• **SET TASK**:
Each line of the material must be repeated precisely, with the pictures left out.

+===+

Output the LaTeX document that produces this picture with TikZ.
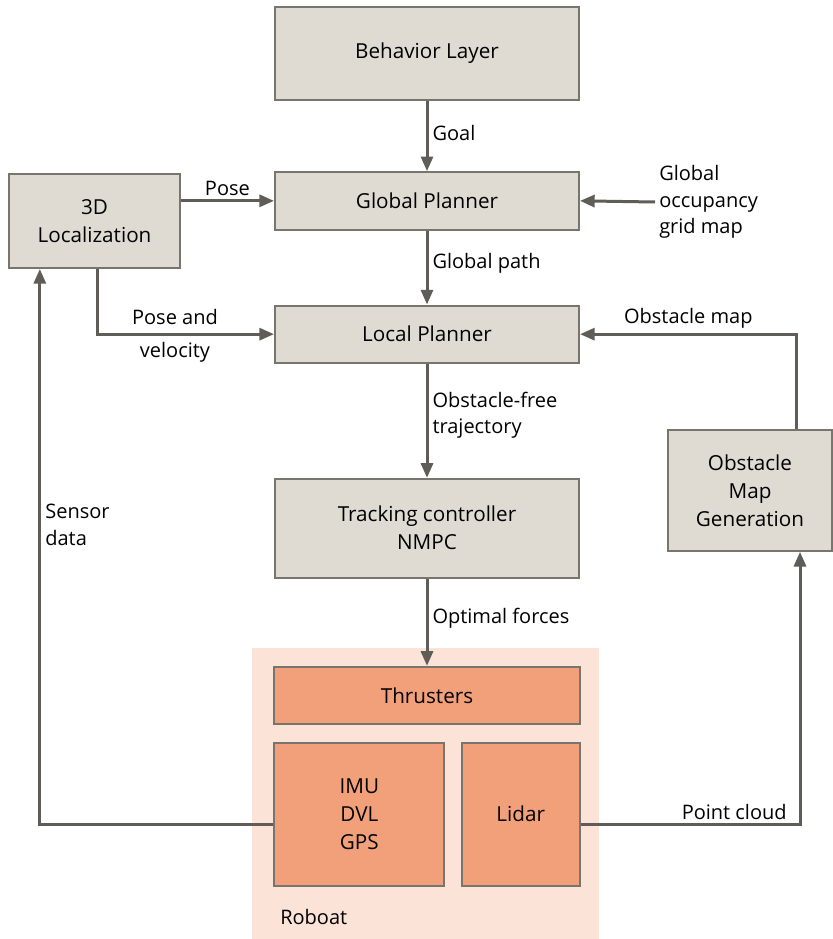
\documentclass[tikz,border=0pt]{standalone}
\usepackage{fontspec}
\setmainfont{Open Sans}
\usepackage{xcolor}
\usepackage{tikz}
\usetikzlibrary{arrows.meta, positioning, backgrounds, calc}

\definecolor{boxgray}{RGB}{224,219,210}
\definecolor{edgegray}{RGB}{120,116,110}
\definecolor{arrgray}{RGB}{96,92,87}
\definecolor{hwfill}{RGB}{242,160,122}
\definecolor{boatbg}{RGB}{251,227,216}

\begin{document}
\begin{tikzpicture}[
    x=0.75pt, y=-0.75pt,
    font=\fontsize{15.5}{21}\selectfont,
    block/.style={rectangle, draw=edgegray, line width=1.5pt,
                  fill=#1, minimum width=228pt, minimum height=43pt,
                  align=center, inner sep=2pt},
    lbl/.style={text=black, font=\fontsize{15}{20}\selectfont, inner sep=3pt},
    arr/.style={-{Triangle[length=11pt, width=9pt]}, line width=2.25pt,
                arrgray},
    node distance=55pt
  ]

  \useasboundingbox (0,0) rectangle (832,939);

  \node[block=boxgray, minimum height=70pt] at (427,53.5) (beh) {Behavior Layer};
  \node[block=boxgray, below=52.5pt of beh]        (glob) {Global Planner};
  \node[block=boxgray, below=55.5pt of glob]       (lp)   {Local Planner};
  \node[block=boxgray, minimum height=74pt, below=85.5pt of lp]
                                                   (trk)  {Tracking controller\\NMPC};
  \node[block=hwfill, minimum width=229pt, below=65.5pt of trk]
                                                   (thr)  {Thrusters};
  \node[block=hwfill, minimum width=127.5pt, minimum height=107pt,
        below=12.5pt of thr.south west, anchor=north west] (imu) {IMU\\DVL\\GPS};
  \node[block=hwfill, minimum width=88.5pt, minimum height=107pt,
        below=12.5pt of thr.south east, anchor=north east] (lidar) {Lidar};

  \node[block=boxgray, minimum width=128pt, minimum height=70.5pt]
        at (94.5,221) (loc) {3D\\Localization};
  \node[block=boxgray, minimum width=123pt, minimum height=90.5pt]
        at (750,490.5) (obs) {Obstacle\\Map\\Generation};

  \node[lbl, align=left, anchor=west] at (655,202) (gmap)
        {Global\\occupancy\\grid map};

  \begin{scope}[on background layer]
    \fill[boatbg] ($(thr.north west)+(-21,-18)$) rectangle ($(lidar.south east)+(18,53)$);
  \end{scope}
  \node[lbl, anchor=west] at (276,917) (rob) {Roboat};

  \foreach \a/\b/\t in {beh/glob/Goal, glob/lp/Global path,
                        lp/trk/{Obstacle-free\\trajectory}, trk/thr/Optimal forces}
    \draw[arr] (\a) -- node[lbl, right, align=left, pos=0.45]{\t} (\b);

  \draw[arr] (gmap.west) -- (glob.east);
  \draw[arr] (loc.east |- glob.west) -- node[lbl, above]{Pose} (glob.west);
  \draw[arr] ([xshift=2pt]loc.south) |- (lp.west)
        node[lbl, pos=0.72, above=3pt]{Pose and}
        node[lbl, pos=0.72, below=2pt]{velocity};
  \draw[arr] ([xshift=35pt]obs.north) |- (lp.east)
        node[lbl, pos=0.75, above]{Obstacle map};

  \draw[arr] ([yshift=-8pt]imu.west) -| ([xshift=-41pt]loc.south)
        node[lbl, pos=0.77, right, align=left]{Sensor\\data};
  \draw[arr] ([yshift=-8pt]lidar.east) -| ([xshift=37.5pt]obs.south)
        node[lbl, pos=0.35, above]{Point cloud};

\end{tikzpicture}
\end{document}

+===+

• **THE ANSWER**:
Output the LaTeX document that produces this picture with TikZ.
\documentclass[tikz,border=0pt]{standalone}
\usepackage{fontspec}
\setmainfont{Open Sans}
\usepackage{xcolor}
\usepackage{tikz}
\usetikzlibrary{arrows.meta, positioning, backgrounds, calc}

\definecolor{boxgray}{RGB}{224,219,210}
\definecolor{edgegray}{RGB}{120,116,110}
\definecolor{arrgray}{RGB}{96,92,87}
\definecolor{hwfill}{RGB}{242,160,122}
\definecolor{boatbg}{RGB}{251,227,216}

\begin{document}
\begin{tikzpicture}[
    x=0.75pt, y=-0.75pt,
    font=\fontsize{15.5}{21}\selectfont,
    block/.style={rectangle, draw=edgegray, line width=1.5pt,
                  fill=#1, minimum width=228pt, minimum height=43pt,
                  align=center, inner sep=2pt},
    lbl/.style={text=black, font=\fontsize{15}{20}\selectfont, inner sep=3pt},
    arr/.style={-{Triangle[length=11pt, width=9pt]}, line width=2.25pt,
                arrgray},
    node distance=55pt
  ]

  \useasboundingbox (0,0) rectangle (832,939);

  \node[block=boxgray, minimum height=70pt] at (427,53.5) (beh) {Behavior Layer};
  \node[block=boxgray, below=52.5pt of beh]        (glob) {Global Planner};
  \node[block=boxgray, below=55.5pt of glob]       (lp)   {Local Planner};
  \node[block=boxgray, minimum height=74pt, below=85.5pt of lp]
                                                   (trk)  {Tracking controller\\NMPC};
  \node[block=hwfill, minimum width=229pt, below=65.5pt of trk]
                                                   (thr)  {Thrusters};
  \node[block=hwfill, minimum width=127.5pt, minimum height=107pt,
        below=12.5pt of thr.south west, anchor=north west] (imu) {IMU\\DVL\\GPS};
  \node[block=hwfill, minimum width=88.5pt, minimum height=107pt,
        below=12.5pt of thr.south east, anchor=north east] (lidar) {Lidar};

  \node[block=boxgray, minimum width=128pt, minimum height=70.5pt]
        at (94.5,221) (loc) {3D\\Localization};
  \node[block=boxgray, minimum width=123pt, minimum height=90.5pt]
        at (750,490.5) (obs) {Obstacle\\Map\\Generation};

  \node[lbl, align=left, anchor=west] at (655,202) (gmap)
        {Global\\occupancy\\grid map};

  \begin{scope}[on background layer]
    \fill[boatbg] ($(thr.north west)+(-21,-18)$) rectangle ($(lidar.south east)+(18,53)$);
  \end{scope}
  \node[lbl, anchor=west] at (276,917) (rob) {Roboat};

  \foreach \a/\b/\t in {beh/glob/Goal, glob/lp/Global path,
                        lp/trk/{Obstacle-free\\trajectory}, trk/thr/Optimal forces}
    \draw[arr] (\a) -- node[lbl, right, align=left, pos=0.45]{\t} (\b);

  \draw[arr] (gmap.west) -- (glob.east);
  \draw[arr] (loc.east |- glob.west) -- node[lbl, above]{Pose} (glob.west);
  \draw[arr] ([xshift=2pt]loc.south) |- (lp.west)
        node[lbl, pos=0.72, above=3pt]{Pose and}
        node[lbl, pos=0.72, below=2pt]{velocity};
  \draw[arr] ([xshift=35pt]obs.north) |- (lp.east)
        node[lbl, pos=0.75, above]{Obstacle map};

  \draw[arr] ([yshift=-8pt]imu.west) -| ([xshift=-41pt]loc.south)
        node[lbl, pos=0.77, right, align=left]{Sensor\\data};
  \draw[arr] ([yshift=-8pt]lidar.east) -| ([xshift=37.5pt]obs.south)
        node[lbl, pos=0.35, above]{Point cloud};

\end{tikzpicture}
\end{document}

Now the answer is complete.